Given request. All of the material below is to be returned exactly.

Information shown.
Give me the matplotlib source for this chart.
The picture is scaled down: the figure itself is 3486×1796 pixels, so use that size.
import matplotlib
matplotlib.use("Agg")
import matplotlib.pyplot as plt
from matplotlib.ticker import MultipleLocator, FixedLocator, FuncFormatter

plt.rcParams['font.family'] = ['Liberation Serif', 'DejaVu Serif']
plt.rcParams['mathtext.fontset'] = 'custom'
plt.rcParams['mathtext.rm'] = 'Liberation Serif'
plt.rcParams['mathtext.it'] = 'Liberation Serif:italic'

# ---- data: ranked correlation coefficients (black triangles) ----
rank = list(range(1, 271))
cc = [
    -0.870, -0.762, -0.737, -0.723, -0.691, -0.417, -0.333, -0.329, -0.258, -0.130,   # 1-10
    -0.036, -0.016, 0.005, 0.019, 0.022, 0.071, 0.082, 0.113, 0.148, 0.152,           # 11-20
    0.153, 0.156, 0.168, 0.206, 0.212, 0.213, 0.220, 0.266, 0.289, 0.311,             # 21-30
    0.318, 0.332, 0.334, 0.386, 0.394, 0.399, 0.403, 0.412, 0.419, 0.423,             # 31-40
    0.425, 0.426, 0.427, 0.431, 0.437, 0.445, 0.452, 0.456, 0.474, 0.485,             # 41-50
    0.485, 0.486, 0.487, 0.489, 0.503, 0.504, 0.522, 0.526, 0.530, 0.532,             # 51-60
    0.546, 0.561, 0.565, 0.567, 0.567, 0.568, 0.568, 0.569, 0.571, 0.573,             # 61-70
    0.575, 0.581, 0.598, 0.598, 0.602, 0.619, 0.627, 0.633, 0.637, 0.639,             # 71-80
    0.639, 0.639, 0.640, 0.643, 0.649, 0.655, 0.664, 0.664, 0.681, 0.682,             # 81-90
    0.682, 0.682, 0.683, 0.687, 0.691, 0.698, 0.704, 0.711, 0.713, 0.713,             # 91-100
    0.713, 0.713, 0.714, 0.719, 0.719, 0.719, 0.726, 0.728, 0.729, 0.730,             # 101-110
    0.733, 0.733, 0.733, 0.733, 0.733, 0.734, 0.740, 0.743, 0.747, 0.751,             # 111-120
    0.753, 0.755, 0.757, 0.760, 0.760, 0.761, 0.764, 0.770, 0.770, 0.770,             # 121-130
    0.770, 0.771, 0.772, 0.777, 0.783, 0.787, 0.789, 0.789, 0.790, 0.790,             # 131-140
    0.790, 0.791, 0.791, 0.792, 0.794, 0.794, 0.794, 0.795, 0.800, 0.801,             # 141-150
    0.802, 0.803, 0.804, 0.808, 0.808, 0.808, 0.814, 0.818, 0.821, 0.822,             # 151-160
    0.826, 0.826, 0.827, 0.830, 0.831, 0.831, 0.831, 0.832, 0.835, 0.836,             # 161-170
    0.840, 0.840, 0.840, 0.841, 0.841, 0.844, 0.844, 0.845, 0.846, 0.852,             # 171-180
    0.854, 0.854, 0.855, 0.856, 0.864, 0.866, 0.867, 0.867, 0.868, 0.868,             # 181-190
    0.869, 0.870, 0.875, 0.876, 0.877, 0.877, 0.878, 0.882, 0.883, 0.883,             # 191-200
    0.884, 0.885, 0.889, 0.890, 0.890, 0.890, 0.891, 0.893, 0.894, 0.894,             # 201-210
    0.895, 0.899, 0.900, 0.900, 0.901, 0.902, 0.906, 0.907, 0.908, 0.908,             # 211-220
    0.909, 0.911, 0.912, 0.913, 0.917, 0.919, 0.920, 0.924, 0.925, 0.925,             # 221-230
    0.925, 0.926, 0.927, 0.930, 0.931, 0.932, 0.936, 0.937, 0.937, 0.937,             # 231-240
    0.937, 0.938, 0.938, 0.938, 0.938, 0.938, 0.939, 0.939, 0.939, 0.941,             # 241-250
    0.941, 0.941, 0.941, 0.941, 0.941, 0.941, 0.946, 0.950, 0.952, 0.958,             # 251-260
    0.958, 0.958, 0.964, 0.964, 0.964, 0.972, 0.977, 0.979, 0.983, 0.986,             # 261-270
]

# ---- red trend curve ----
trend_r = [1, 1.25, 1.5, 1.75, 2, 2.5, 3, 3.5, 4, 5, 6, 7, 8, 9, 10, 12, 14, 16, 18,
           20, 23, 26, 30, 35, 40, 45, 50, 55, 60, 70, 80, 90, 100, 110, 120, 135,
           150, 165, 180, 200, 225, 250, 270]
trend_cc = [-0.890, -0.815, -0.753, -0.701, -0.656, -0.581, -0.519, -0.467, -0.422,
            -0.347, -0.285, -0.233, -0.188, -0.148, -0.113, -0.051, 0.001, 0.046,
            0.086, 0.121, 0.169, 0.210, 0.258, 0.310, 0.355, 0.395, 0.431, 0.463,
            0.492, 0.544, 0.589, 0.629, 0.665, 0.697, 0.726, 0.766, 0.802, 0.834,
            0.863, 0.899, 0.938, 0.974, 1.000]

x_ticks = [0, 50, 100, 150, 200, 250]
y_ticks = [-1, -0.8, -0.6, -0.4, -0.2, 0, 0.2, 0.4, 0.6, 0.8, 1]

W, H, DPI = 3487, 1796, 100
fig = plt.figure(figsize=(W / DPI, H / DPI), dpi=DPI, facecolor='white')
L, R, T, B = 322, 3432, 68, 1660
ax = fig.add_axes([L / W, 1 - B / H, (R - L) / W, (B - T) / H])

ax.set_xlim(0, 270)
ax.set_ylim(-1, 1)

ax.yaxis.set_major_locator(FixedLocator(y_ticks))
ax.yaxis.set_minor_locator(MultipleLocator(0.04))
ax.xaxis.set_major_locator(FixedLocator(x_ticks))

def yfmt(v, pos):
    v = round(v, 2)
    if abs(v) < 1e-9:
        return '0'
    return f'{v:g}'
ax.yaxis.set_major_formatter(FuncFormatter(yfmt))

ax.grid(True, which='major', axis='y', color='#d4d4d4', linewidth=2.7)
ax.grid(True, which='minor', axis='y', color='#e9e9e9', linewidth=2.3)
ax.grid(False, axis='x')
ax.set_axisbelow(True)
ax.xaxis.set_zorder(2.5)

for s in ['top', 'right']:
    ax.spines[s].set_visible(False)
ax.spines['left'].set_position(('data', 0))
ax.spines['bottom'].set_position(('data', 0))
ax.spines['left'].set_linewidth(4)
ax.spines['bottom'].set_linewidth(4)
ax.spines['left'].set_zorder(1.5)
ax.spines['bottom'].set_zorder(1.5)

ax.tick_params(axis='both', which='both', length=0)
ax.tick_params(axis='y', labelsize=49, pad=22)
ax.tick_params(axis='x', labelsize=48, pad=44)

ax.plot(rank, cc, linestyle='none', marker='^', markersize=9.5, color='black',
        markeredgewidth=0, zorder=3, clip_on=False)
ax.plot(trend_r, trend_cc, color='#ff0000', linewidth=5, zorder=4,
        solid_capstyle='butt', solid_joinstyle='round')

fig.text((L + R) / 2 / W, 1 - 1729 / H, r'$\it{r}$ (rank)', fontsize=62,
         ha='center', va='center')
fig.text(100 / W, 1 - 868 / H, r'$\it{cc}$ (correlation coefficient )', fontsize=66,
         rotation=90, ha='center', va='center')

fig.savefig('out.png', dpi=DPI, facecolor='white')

Reply.
Give me the matplotlib source for this chart.
The picture is scaled down: the figure itself is 3486×1796 pixels, so use that size.
import matplotlib
matplotlib.use("Agg")
import matplotlib.pyplot as plt
from matplotlib.ticker import MultipleLocator, FixedLocator, FuncFormatter

plt.rcParams['font.family'] = ['Liberation Serif', 'DejaVu Serif']
plt.rcParams['mathtext.fontset'] = 'custom'
plt.rcParams['mathtext.rm'] = 'Liberation Serif'
plt.rcParams['mathtext.it'] = 'Liberation Serif:italic'

# ---- data: ranked correlation coefficients (black triangles) ----
rank = list(range(1, 271))
cc = [
    -0.870, -0.762, -0.737, -0.723, -0.691, -0.417, -0.333, -0.329, -0.258, -0.130,   # 1-10
    -0.036, -0.016, 0.005, 0.019, 0.022, 0.071, 0.082, 0.113, 0.148, 0.152,           # 11-20
    0.153, 0.156, 0.168, 0.206, 0.212, 0.213, 0.220, 0.266, 0.289, 0.311,             # 21-30
    0.318, 0.332, 0.334, 0.386, 0.394, 0.399, 0.403, 0.412, 0.419, 0.423,             # 31-40
    0.425, 0.426, 0.427, 0.431, 0.437, 0.445, 0.452, 0.456, 0.474, 0.485,             # 41-50
    0.485, 0.486, 0.487, 0.489, 0.503, 0.504, 0.522, 0.526, 0.530, 0.532,             # 51-60
    0.546, 0.561, 0.565, 0.567, 0.567, 0.568, 0.568, 0.569, 0.571, 0.573,             # 61-70
    0.575, 0.581, 0.598, 0.598, 0.602, 0.619, 0.627, 0.633, 0.637, 0.639,             # 71-80
    0.639, 0.639, 0.640, 0.643, 0.649, 0.655, 0.664, 0.664, 0.681, 0.682,             # 81-90
    0.682, 0.682, 0.683, 0.687, 0.691, 0.698, 0.704, 0.711, 0.713, 0.713,             # 91-100
    0.713, 0.713, 0.714, 0.719, 0.719, 0.719, 0.726, 0.728, 0.729, 0.730,             # 101-110
    0.733, 0.733, 0.733, 0.733, 0.733, 0.734, 0.740, 0.743, 0.747, 0.751,             # 111-120
    0.753, 0.755, 0.757, 0.760, 0.760, 0.761, 0.764, 0.770, 0.770, 0.770,             # 121-130
    0.770, 0.771, 0.772, 0.777, 0.783, 0.787, 0.789, 0.789, 0.790, 0.790,             # 131-140
    0.790, 0.791, 0.791, 0.792, 0.794, 0.794, 0.794, 0.795, 0.800, 0.801,             # 141-150
    0.802, 0.803, 0.804, 0.808, 0.808, 0.808, 0.814, 0.818, 0.821, 0.822,             # 151-160
    0.826, 0.826, 0.827, 0.830, 0.831, 0.831, 0.831, 0.832, 0.835, 0.836,             # 161-170
    0.840, 0.840, 0.840, 0.841, 0.841, 0.844, 0.844, 0.845, 0.846, 0.852,             # 171-180
    0.854, 0.854, 0.855, 0.856, 0.864, 0.866, 0.867, 0.867, 0.868, 0.868,             # 181-190
    0.869, 0.870, 0.875, 0.876, 0.877, 0.877, 0.878, 0.882, 0.883, 0.883,             # 191-200
    0.884, 0.885, 0.889, 0.890, 0.890, 0.890, 0.891, 0.893, 0.894, 0.894,             # 201-210
    0.895, 0.899, 0.900, 0.900, 0.901, 0.902, 0.906, 0.907, 0.908, 0.908,             # 211-220
    0.909, 0.911, 0.912, 0.913, 0.917, 0.919, 0.920, 0.924, 0.925, 0.925,             # 221-230
    0.925, 0.926, 0.927, 0.930, 0.931, 0.932, 0.936, 0.937, 0.937, 0.937,             # 231-240
    0.937, 0.938, 0.938, 0.938, 0.938, 0.938, 0.939, 0.939, 0.939, 0.941,             # 241-250
    0.941, 0.941, 0.941, 0.941, 0.941, 0.941, 0.946, 0.950, 0.952, 0.958,             # 251-260
    0.958, 0.958, 0.964, 0.964, 0.964, 0.972, 0.977, 0.979, 0.983, 0.986,             # 261-270
]

# ---- red trend curve ----
trend_r = [1, 1.25, 1.5, 1.75, 2, 2.5, 3, 3.5, 4, 5, 6, 7, 8, 9, 10, 12, 14, 16, 18,
           20, 23, 26, 30, 35, 40, 45, 50, 55, 60, 70, 80, 90, 100, 110, 120, 135,
           150, 165, 180, 200, 225, 250, 270]
trend_cc = [-0.890, -0.815, -0.753, -0.701, -0.656, -0.581, -0.519, -0.467, -0.422,
            -0.347, -0.285, -0.233, -0.188, -0.148, -0.113, -0.051, 0.001, 0.046,
            0.086, 0.121, 0.169, 0.210, 0.258, 0.310, 0.355, 0.395, 0.431, 0.463,
            0.492, 0.544, 0.589, 0.629, 0.665, 0.697, 0.726, 0.766, 0.802, 0.834,
            0.863, 0.899, 0.938, 0.974, 1.000]

x_ticks = [0, 50, 100, 150, 200, 250]
y_ticks = [-1, -0.8, -0.6, -0.4, -0.2, 0, 0.2, 0.4, 0.6, 0.8, 1]

W, H, DPI = 3487, 1796, 100
fig = plt.figure(figsize=(W / DPI, H / DPI), dpi=DPI, facecolor='white')
L, R, T, B = 322, 3432, 68, 1660
ax = fig.add_axes([L / W, 1 - B / H, (R - L) / W, (B - T) / H])

ax.set_xlim(0, 270)
ax.set_ylim(-1, 1)

ax.yaxis.set_major_locator(FixedLocator(y_ticks))
ax.yaxis.set_minor_locator(MultipleLocator(0.04))
ax.xaxis.set_major_locator(FixedLocator(x_ticks))

def yfmt(v, pos):
    v = round(v, 2)
    if abs(v) < 1e-9:
        return '0'
    return f'{v:g}'
ax.yaxis.set_major_formatter(FuncFormatter(yfmt))

ax.grid(True, which='major', axis='y', color='#d4d4d4', linewidth=2.7)
ax.grid(True, which='minor', axis='y', color='#e9e9e9', linewidth=2.3)
ax.grid(False, axis='x')
ax.set_axisbelow(True)
ax.xaxis.set_zorder(2.5)

for s in ['top', 'right']:
    ax.spines[s].set_visible(False)
ax.spines['left'].set_position(('data', 0))
ax.spines['bottom'].set_position(('data', 0))
ax.spines['left'].set_linewidth(4)
ax.spines['bottom'].set_linewidth(4)
ax.spines['left'].set_zorder(1.5)
ax.spines['bottom'].set_zorder(1.5)

ax.tick_params(axis='both', which='both', length=0)
ax.tick_params(axis='y', labelsize=49, pad=22)
ax.tick_params(axis='x', labelsize=48, pad=44)

ax.plot(rank, cc, linestyle='none', marker='^', markersize=9.5, color='black',
        markeredgewidth=0, zorder=3, clip_on=False)
ax.plot(trend_r, trend_cc, color='#ff0000', linewidth=5, zorder=4,
        solid_capstyle='butt', solid_joinstyle='round')

fig.text((L + R) / 2 / W, 1 - 1729 / H, r'$\it{r}$ (rank)', fontsize=62,
         ha='center', va='center')
fig.text(100 / W, 1 - 868 / H, r'$\it{cc}$ (correlation coefficient )', fontsize=66,
         rotation=90, ha='center', va='center')

fig.savefig('out.png', dpi=DPI, facecolor='white')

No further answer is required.